Indeed, the capper to the entire show is that the kidnapping itself was done not as a political statement but as performance art. As the public debates the degree of greatness of that art, “National Anthem” suggests that we are even willing to forgive terrorism so long as it entertains us sufficiently.
The very last scene in “National Anthem” shows us what we already instinctively knew: The PM’s personal dignity, symbolized by the character of the First Lady, is an unrepairable shambles. When we gaze at the PM’s face for the very last time, it becomes clear that the price he has paid for fame and power has destroyed whatever happiness and nobility the man may have once had.
But that’s alright. We love him all the more for it.
 Or so I’m guessing. They play NCIS at my gym in the early morning, so I’ve only watched pieces of it here and there without the sound.
As best I can tell, NCIS is a show about a military police team that hires only models, has its female officers wear sexy schoolgirl outfits rather than uniforms, and generally deals with crimes that seem to have nothing to do with the military.

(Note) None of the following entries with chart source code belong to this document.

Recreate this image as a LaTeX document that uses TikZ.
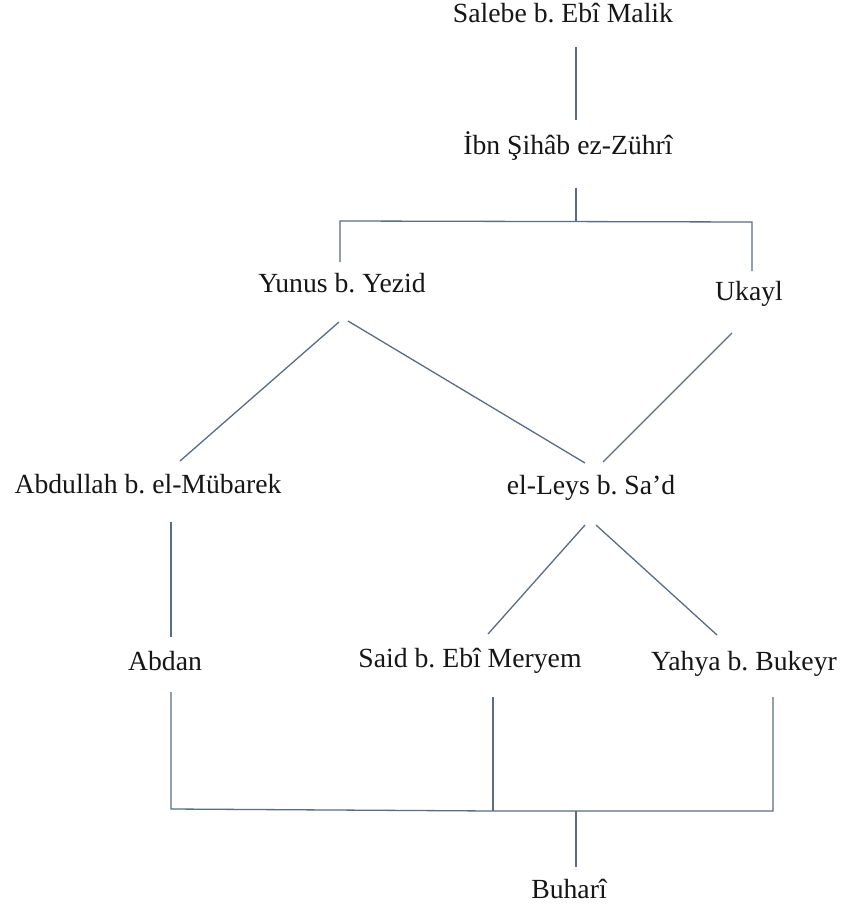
\documentclass[tikz,border=0pt]{standalone}
\usepackage{fontspec}
\setmainfont{Liberation Serif}
\frenchspacing
\definecolor{ln}{RGB}{92,108,130}
\definecolor{txt}{RGB}{22,22,22}
\begin{document}
\begin{tikzpicture}[x=1pt,y=-1pt,
  person/.style={font=\fontsize{27.7}{33}\selectfont, text=txt, anchor=base, inner sep=0pt},
  link/.style={draw=ln, line width=1.3pt}]
\fill[white] (0,0) rectangle (844,912);
\useasboundingbox (0,0) rectangle (844,912);
% people
\node[person] (salebe)   at (563,23)  {Salebe b. Ebî Malik};
\node[person] (ibn)      at (568,155) {İbn Şihâb ez-Zührî};
\node[person] (yunus)    at (342,292) {Yunus b. Yezid};
\node[person] (ukayl)    at (749,300) {Ukayl};
\node[person] (abdullah) at (148,493) {Abdullah b. el-Mübarek};
\node[person] (leys)     at (591,494) {el-Leys b. Sa’d};
\node[person] (abdan)    at (165,670) {Abdan};
\node[person] (said)     at (470,667) {Said b. Ebî Meryem};
\node[person] (yahya)    at (744,670) {Yahya b. Bukeyr};
\node[person] (buhari)   at (569,898) {Buharî};
% connector end points
\coordinate (salebe-s) at (576,47);
\coordinate (ibn-n)    at (576,120);
\coordinate (ibn-s)    at (576,188);
\coordinate (j1)       at (576,221);
\coordinate (j1l)      at (340,221);
\coordinate (j1r)      at (752,222);
\coordinate (yunus-n)  at (340,262);
\coordinate (ukayl-n)  at (752,271);
\coordinate (yunus-sl) at (339,322);
\coordinate (yunus-sr) at (348,321);
\coordinate (ukayl-s)  at (732,333);
\coordinate (abdullah-n) at (180,461);
\coordinate (leys-nl)  at (585,463);
\coordinate (leys-nr)  at (603,462);
\coordinate (abdullah-s) at (171,522);
\coordinate (abdan-n)  at (171,637);
\coordinate (leys-sl)  at (585,525);
\coordinate (leys-sr)  at (596,525);
\coordinate (said-n)   at (488,634);
\coordinate (yahya-n)  at (717,635);
\coordinate (abdan-s)  at (171,692);
\coordinate (said-s)   at (493,697);
\coordinate (yahya-s)  at (773,697);
\coordinate (j2l)      at (171,809);
\coordinate (j2m)      at (493,811);
\coordinate (j2)       at (576,811);
\coordinate (j2r)      at (773,811);
\coordinate (buhari-n) at (576,867);
% connectors
\draw[link] (salebe-s) -- (ibn-n);
\draw[link] (ibn-s) -- (j1);
\draw[link] (yunus-n) -- (j1l) -- (j1r) -- (ukayl-n);
\draw[link] (yunus-sl) -- (abdullah-n);
\draw[link] (yunus-sr) -- (leys-nl);
\draw[link] (ukayl-s) -- (leys-nr);
\draw[link] (abdullah-s) -- (abdan-n);
\draw[link] (leys-sl) -- (said-n);
\draw[link] (leys-sr) -- (yahya-n);
\draw[link] (abdan-s) -- (j2l) -- (j2m) -- (j2r) -- (yahya-s);
\draw[link] (said-s) -- (j2m);
\draw[link] (j2) -- (buhari-n);
\end{tikzpicture}
\end{document}
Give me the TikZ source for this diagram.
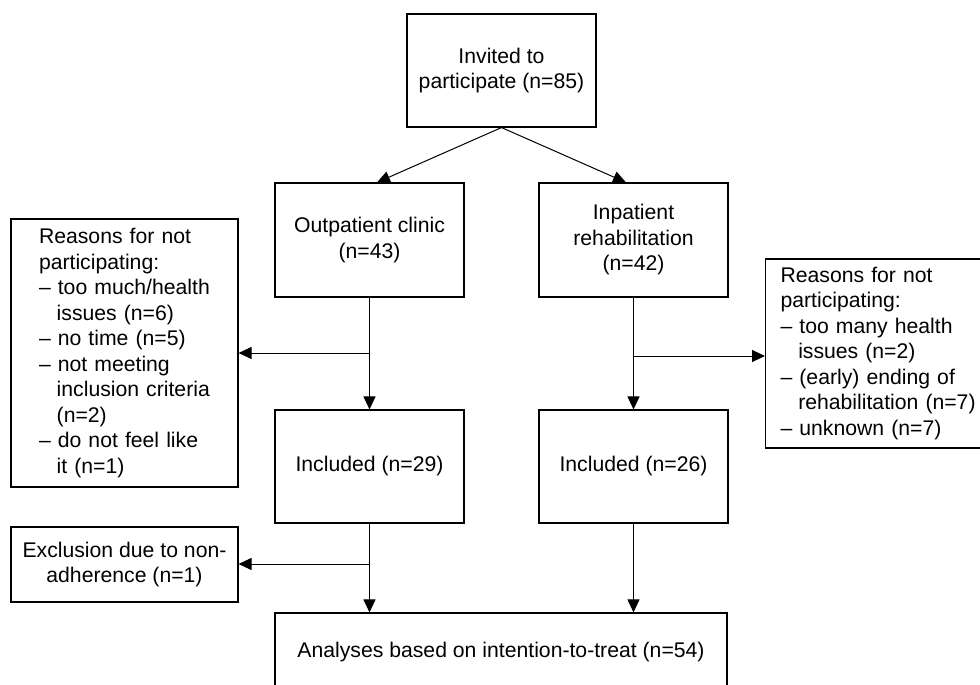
\documentclass[tikz,border=0pt]{standalone}
\usepackage{fontspec}
\setmainfont{Liberation Sans}
\usetikzlibrary{arrows.meta}
\begin{document}
\begin{tikzpicture}[x=1pt,y=-1pt,
  every node/.style={font=\fontsize{21.2}{25.5}\selectfont},
  box/.style={draw=black,line width=1.1pt,rectangle,inner sep=0pt,align=center},
  conn/.style={line width=1pt,draw=black},
  arr/.style={conn,-{Triangle[length=13pt,width=12pt]}}]
\clip (0,0) rectangle (980,685);
\fill[white] (0,0) rectangle (980,685);
\node[box,minimum width=189pt,minimum height=113pt] (top) at (501.5,70.5) {Invited to\\participate (n=85)};
\node[box,minimum width=189pt,minimum height=114pt] (out) at (369.5,240) {Outpatient clinic\\(n=43)};
\node[box,minimum width=189pt,minimum height=114pt] (inp) at (633.5,240) {Inpatient\\rehabilitation\\(n=42)};
\node[box,minimum width=189pt,minimum height=113pt] (inc1) at (369.5,466.5) {Included (n=29)};
\node[box,minimum width=189pt,minimum height=113pt] (inc2) at (633.5,466.5) {Included (n=26)};
\node[box,align=left,text width=171pt,inner xsep=28pt,minimum height=268pt] (lr) at (124.5,353)
 {Reasons for not\\participating:\\–\ too much/health\\\hspace*{17.7pt}issues (n=6)\\–\ no time (n=5)\\–\ not meeting\\\hspace*{17.7pt}inclusion criteria\\\hspace*{17.7pt}(n=2)\\–\ do not feel like\\\hspace*{17.7pt}it (n=1)};
\node[box,align=left,text width=240pt,inner xsep=15pt,minimum height=189pt,anchor=west] (rr) at (765,353.5)
 {Reasons for not\\participating:\\–\ too many health\\\hspace*{17.7pt}issues (n=2)\\–\ (early) ending of\\\hspace*{17.7pt}rehabilitation (n=7)\\–\ unknown (n=7)};
\node[box,minimum width=227pt,minimum height=75pt] (ex) at (124.5,564.5) {Exclusion due to non-\\adherence (n=1)};
\node[box,minimum width=452pt,minimum height=78pt] (an) at (501,652) {Analyses based on intention-to-treat (n=54)};
% connectors
\draw[arr] (top.south) -- ([xshift=7.5pt]out.north);
\draw[arr] (top.south) -- ([xshift=-7.5pt]inp.north);
\coordinate (b1) at (out.south |- 0,353);
\coordinate (b2) at (inp.south |- 0,356);
\coordinate (b3) at (inc1.south |- 0,564);
\draw[arr] (out.south) -- (inc1.north);
\draw[arr] (b1) -- (b1 -| lr.east);
\draw[arr] (inp.south) -- (inc2.north);
\draw[arr] (b2) -- (b2 -| rr.west);
\draw[arr] (inc1.south) -- (inc1.south |- an.north);
\draw[arr] (b3) -- (b3 -| ex.east);
\draw[arr] (inc2.south) -- (inc2.south |- an.north);
\end{tikzpicture}
\end{document}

It also appears to have been granted a technology budget by some congressperson whose entire campaign war chest is funded through Halliburton contributions. So, for example, if the commanding officer wants to talk to someone in the next room then instead of just walking 20 feet the procedure is to have high-def cameras project that person in real time onto jumbo-tron screens as everyone else whisks away at virtual reality screens that make CNN’s Election Night Situation Room look like a set of vacuum tubes tied to a Light Bright with a string.